South Africa is the continent’s largest economy and dominates African online presence with 1.1 million of the 2 million website registrations in the continent.

In some African countries, fees as high as $250 have discouraged many people from registering a domain. The dot Africa addresses will cost $18 for anyone on the continent.

The African Union plans to use the proceeds from the domain registrations to help cover for some of its administrative costs, and also fund the A.U commission.

In other news, South African taxi drivers blocked to Johannesburg’s airport on Friday, in the latest protest against taxicab app Uber.

Hundreds of drivers blocked the main highway to the O.R Tambo International Airport, Africa’s busiest airport.

Thousands of travelers were held up by the demonstrations, which also caused massive traffic jams.

“Uber is illegal,” said Reuben Mzayiya, a spokesperson for the metered taxi business in Gauteng Province.
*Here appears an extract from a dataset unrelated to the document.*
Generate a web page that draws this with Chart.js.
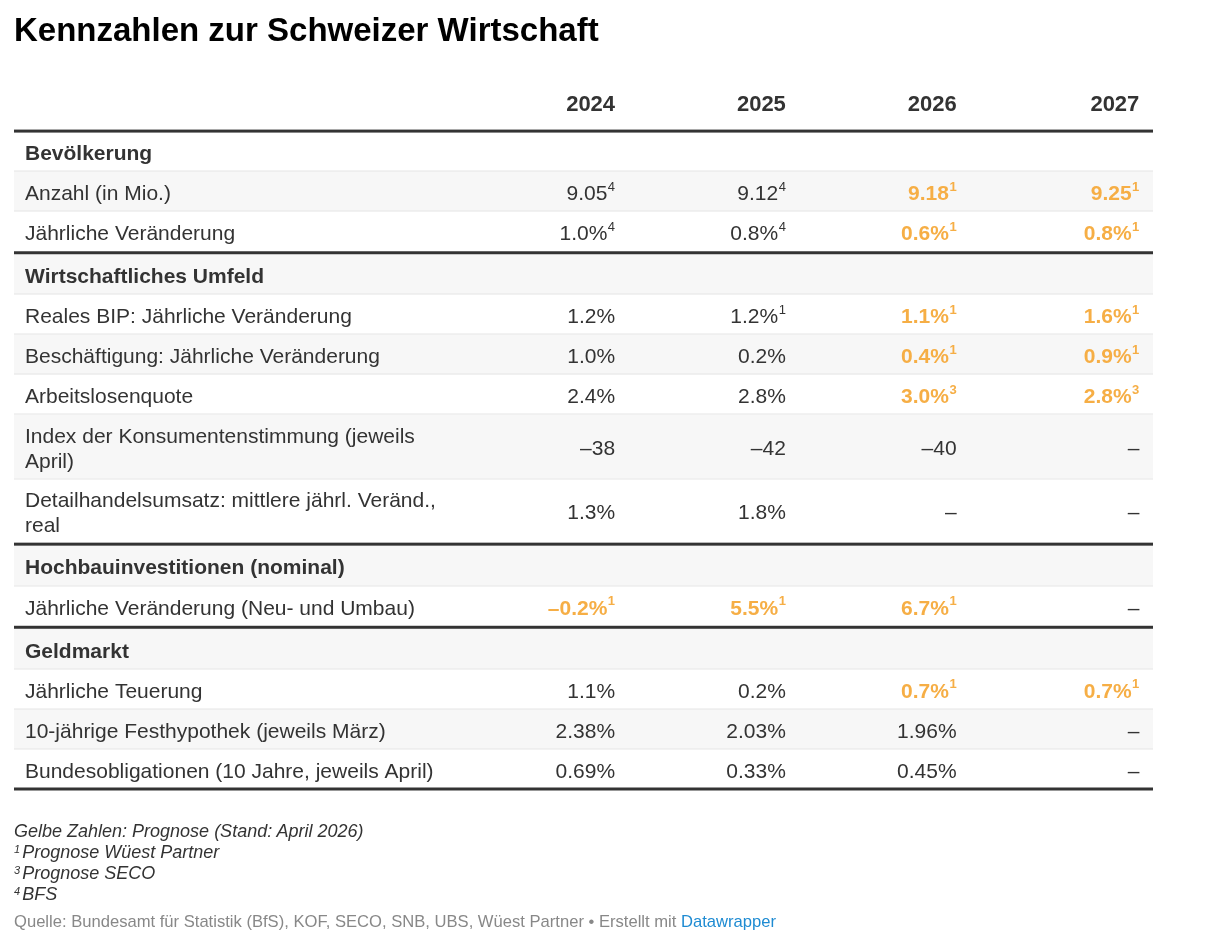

Mzayiya added that Uber hasn’t registered with the department of transport, a requirement for people or organizations who want to operate taxicab businesses in the country.

“It (Uber) does not do all those things. It just operates a parallel structure with a fraction of what we are charging,” the spokesperson added.

The protests have forced the ACSA, the South African airports operator, to initiate talks with airlines about possible flight delays.

Since its launch in 2013, Uber has attracted more than 500,000 users and 4000 drivers across South Africa.